I rub the nerves out of the back of my neck while I lock eyes with her. “Charlie? What if…when we broke up…we screwed with destiny?”

I wait for her to laugh, but instead, a rush of chills covers her arms. She makes to rub them away as she slowly takes a seat back down on the bed. “That’s ridiculous,” she mutters. But there’s no conviction in her words, which means maybe a part of her thinks this theory is worth exploring.

I sit down in my chair again and position myself in front of her. “What if we’re supposed to be together? And messing with that caused some sort of…I don’t know…rift.”

She rolls her eyes. “So what you’re implying is, the universe wiped away all of our memories because we broke up? That seems a little narcissistic.”

I shake my head. “I know how it sounds. But yes. Hypothetically speaking…what if soul mates exist? And once they come together, they can’t fall apart?”

She folds her hands together in her lap. “How does that explain why you remembered this time and I didn’t?”

I pace the room some more. “Let me think for a minute,” I say to her.

She waits patiently while I rub the floor raw. I hold up a finger. “Hear me out, okay?”

“I’m listening,” she says.

“We’ve loved each other since we were kids. We obviously had this connection that has lasted our entire lives. Up until external factors started getting in our way. The thing with our fathers, our families hating each other. You holding a grudge against me for believing your father was guilty. There’s a pattern here, Charlie.” I grab the notebook that I wrote in earlier and look at all the things we naturally remember and all the things we don’t. “And our memories…we can remember things that weren’t forced on us. Things we had a passion for all on our own. You remember books. I remember how to work a camera. We remember lyrics to our favorite songs. We remember certain things in history, or random stories. But things that were forced on us by others, we forgot. Like football.”

“What about people?” she asks. “Why did we forget all the people we’ve met?”

“If we remembered people, we’d still have other memories.
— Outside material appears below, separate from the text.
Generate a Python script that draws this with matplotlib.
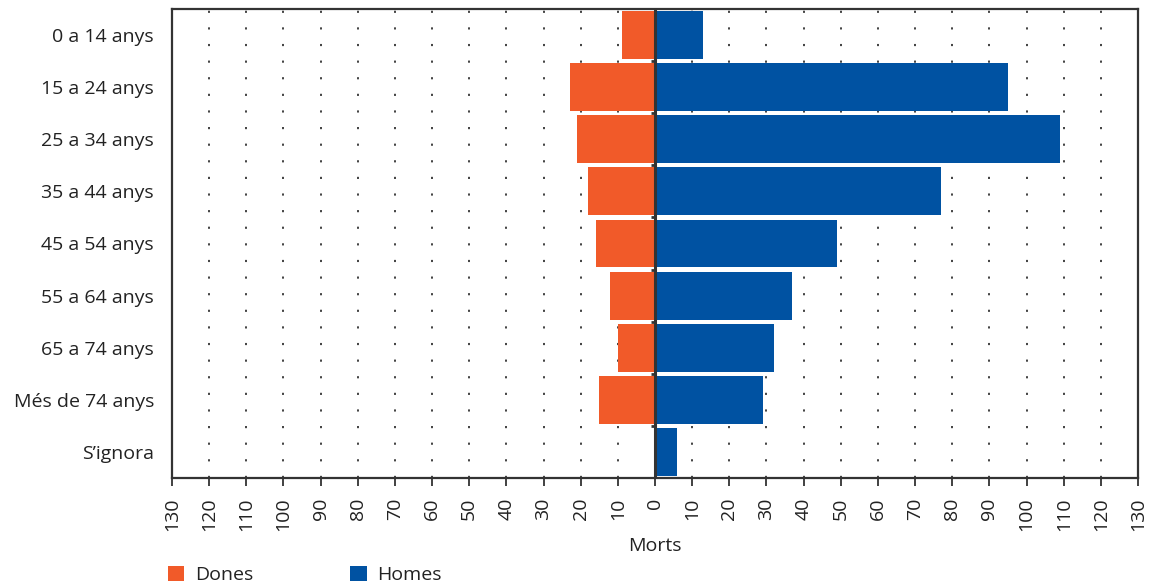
import matplotlib
matplotlib.use("Agg")
import matplotlib.pyplot as plt
import numpy as np
from matplotlib.patches import Patch

categories = ["0 a 14 anys", "15 a 24 anys", "25 a 34 anys", "35 a 44 anys",
              "45 a 54 anys", "55 a 64 anys", "65 a 74 anys", "Més de 74 anys", "S\u2019ignora"]
dones = [9, 23, 21, 18, 16, 12, 10, 15, 0]
homes = [13, 95, 109, 77, 49, 37, 32, 29, 6]
ticks = list(range(-130, 131, 10))
tick_labels = [str(abs(t)) for t in ticks]

c_dones = "#F15A29"
c_homes = "#0052A2"

plt.rcParams['font.family'] = ['Open Sans', 'DejaVu Sans']
FS = 14

fig = plt.figure(figsize=(11.53, 5.84), dpi=100)
ax = fig.add_axes([172/1153, 1-478/584, (1138-172)/1153, (478-9)/584])

y = np.arange(len(categories))
ax.barh(y, [-d for d in dones], height=0.92, color=c_dones, zorder=3)
ax.barh(y, homes, height=0.92, color=c_homes, zorder=3)

ax.set_xlim(-130, 130)
ax.set_ylim(len(categories) - 0.5, -0.5)
ax.set_yticks(y)
ax.set_yticklabels(categories, fontsize=FS, color="#222222")
ax.tick_params(axis='y', length=0, pad=13)
ax.set_xticks(ticks)
ax.set_xticklabels(tick_labels, rotation=90, fontsize=FS, color="#222222")
ax.tick_params(axis='x', length=6, width=1.3, color="#333333", direction='out', pad=8)

for t in ticks:
    if t not in (-130, 0, 130):
        ax.axvline(t, color="#333333", linestyle=(0, (1.2, 8)), linewidth=1.3, zorder=1)
ax.axvline(0, color="#333333", linewidth=2.2, zorder=4)

# small ticks on the zero line at category boundaries
for b in np.arange(len(categories) - 1) + 0.5:
    ax.plot([-1.2, 0], [b, b], color="#333333", linewidth=2, zorder=4, solid_capstyle='butt')

for s in ax.spines.values():
    s.set_color("#333333")
    s.set_linewidth(1.6)

ax.set_xlabel("Morts", fontsize=FS, color="#222222", labelpad=4)

handles = [Patch(facecolor=c_dones, label="Dones"), Patch(facecolor=c_homes, label="Homes")]
leg = fig.legend(handles=handles, loc='lower left', bbox_to_anchor=(150/1153, -0.03),
                 ncol=2, frameon=False, fontsize=FS, handlelength=0.85, handleheight=0.85,
                 handletextpad=0.55, columnspacing=5.0)
for t in leg.get_texts():
    t.set_color("#222222")

fig.savefig("out.png", dpi=100)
We’d remember how we met them, the impact they’ve had on our lives.” I scratch at the back of my head. “I don’t know, Charlie. A lot of it doesn’t make sense still. But last night, I felt a connection with you again. Like I had loved you for years. And this morning…I didn’t lose my memories like you did. There has to be significance in that.”

Charlie stands up and begins pacing the room. “Soul mates?” she mutters. “This is almost as ridiculous as a curse.”

“Or two people developing in-sync amnesia?”

She narrows her eyes at me. I can see her mind working as she chews on the pad of her thumb. “Well then, explain how you fell back in love with me in just two days. And if we’re soul mates, why wouldn’t I have fallen back in love with you?” She stops pacing and waits for my answer.

“You spent a lot of your time locked up inside your old house. I spent all that time looking for you. I was reading our love letters, going through your phone, reading your journals. By the time I found you yesterday, I felt like I already knew you. For me, reading everything from our past somehow connected me to you again…like some of my old feelings had come back. But for you...I was barely more than a stranger.”

We’re both sitting again. Thinking. Contemplating the possibility that this might be the closest we’ve come to any sort of pattern.